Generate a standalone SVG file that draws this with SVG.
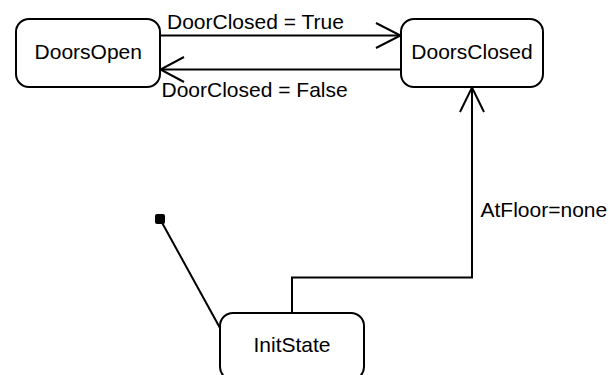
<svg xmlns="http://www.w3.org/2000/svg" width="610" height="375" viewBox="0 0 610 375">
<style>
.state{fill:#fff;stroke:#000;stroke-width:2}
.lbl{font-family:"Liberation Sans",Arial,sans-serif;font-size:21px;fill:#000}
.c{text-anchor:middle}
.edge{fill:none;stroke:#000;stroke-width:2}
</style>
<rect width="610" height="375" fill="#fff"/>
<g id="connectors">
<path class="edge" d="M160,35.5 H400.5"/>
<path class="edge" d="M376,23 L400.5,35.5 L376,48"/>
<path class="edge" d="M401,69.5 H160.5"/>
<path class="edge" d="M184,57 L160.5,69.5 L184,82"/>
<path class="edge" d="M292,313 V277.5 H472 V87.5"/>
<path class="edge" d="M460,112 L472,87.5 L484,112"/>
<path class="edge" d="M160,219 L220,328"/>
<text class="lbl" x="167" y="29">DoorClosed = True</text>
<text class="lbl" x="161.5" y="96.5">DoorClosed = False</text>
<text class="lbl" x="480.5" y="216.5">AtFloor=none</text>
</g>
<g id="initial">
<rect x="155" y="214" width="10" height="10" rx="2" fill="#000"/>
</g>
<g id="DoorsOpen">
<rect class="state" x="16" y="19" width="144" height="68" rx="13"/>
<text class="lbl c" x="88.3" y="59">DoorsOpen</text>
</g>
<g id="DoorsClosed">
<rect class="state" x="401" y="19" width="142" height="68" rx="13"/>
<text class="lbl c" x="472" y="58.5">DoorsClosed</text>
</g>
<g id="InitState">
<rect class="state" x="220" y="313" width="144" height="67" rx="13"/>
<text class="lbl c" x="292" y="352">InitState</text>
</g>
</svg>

:::::

§ **What the exercise asks**:
Leave out the pictures and transcribe everything else exactly.

§ **Solution to this task**:
Generate a standalone SVG file that draws this with SVG.
<svg xmlns="http://www.w3.org/2000/svg" width="610" height="375" viewBox="0 0 610 375">
<style>
.state{fill:#fff;stroke:#000;stroke-width:2}
.lbl{font-family:"Liberation Sans",Arial,sans-serif;font-size:21px;fill:#000}
.c{text-anchor:middle}
.edge{fill:none;stroke:#000;stroke-width:2}
</style>
<rect width="610" height="375" fill="#fff"/>
<g id="connectors">
<path class="edge" d="M160,35.5 H400.5"/>
<path class="edge" d="M376,23 L400.5,35.5 L376,48"/>
<path class="edge" d="M401,69.5 H160.5"/>
<path class="edge" d="M184,57 L160.5,69.5 L184,82"/>
<path class="edge" d="M292,313 V277.5 H472 V87.5"/>
<path class="edge" d="M460,112 L472,87.5 L484,112"/>
<path class="edge" d="M160,219 L220,328"/>
<text class="lbl" x="167" y="29">DoorClosed = True</text>
<text class="lbl" x="161.5" y="96.5">DoorClosed = False</text>
<text class="lbl" x="480.5" y="216.5">AtFloor=none</text>
</g>
<g id="initial">
<rect x="155" y="214" width="10" height="10" rx="2" fill="#000"/>
</g>
<g id="DoorsOpen">
<rect class="state" x="16" y="19" width="144" height="68" rx="13"/>
<text class="lbl c" x="88.3" y="59">DoorsOpen</text>
</g>
<g id="DoorsClosed">
<rect class="state" x="401" y="19" width="142" height="68" rx="13"/>
<text class="lbl c" x="472" y="58.5">DoorsClosed</text>
</g>
<g id="InitState">
<rect class="state" x="220" y="313" width="144" height="67" rx="13"/>
<text class="lbl c" x="292" y="352">InitState</text>
</g>
</svg>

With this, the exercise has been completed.